Con su GPS mental, Nana regresó por en medio del bosque completamente oscuro, comió algo con nosotros y, luego, nos condujo a la casa. Era bastante grande, con una habitación dispuesta para cada pareja. A la mañana siguiente, risas, mucho agradecimiento, algunas fotos y eso fue todo… Aunque no para mí.

Imagen y realidad. Yo le he seguido dando vueltas a aquellos días en Dinamarca, en especial a aquella noche. Son muchas las preguntas abiertas, sobre todo en relación con la forma en que los costarricenses nos representamos a nosotros mismos. La principal: ¿si es cierto que “a los ticos nos sobra confianza pero nos falta malicia” (como decía una campaña del Ministerio de Seguridad), por qué a mí, como costarricense, me resultó tan insólito todo aquello?
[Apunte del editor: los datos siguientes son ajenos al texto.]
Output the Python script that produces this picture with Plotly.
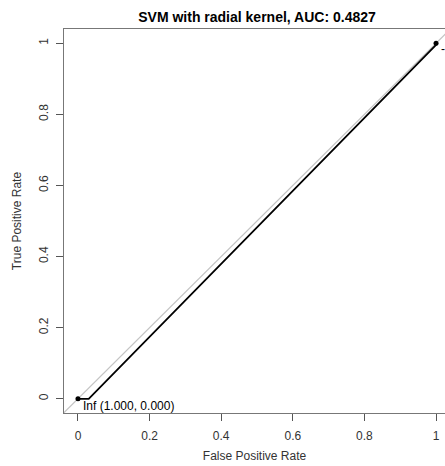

¿Habría hecho yo, en los zapatos de esos señores, algo similar? ¿Por qué si somos un país de paz, y pobladores más felices del mundo, nuestra forma de conducir, las rejas y alambres de navaja de las casas y las agresiones domésticas, revelan tanta violencia e infelicidad? ¿Y cómo es posible que una sociedad en la que los templos son museos, hoteles o restaurantes, demuestre con hechos mayor respeto por la dignidad humana, solidaridad con los débiles y aprecio por la justicia, que esta tierra de rosarios y panderetas?

Así como los mapas usualmente difieren del terreno, las representaciones colectivas que un pueblo tiene de sí mismo pueden ser muy distintas de sus realidades.

En ambos casos, tenerlo presente es imprescindible para encontrar el rumbo y no dormirse en los laureles… o en las babosas.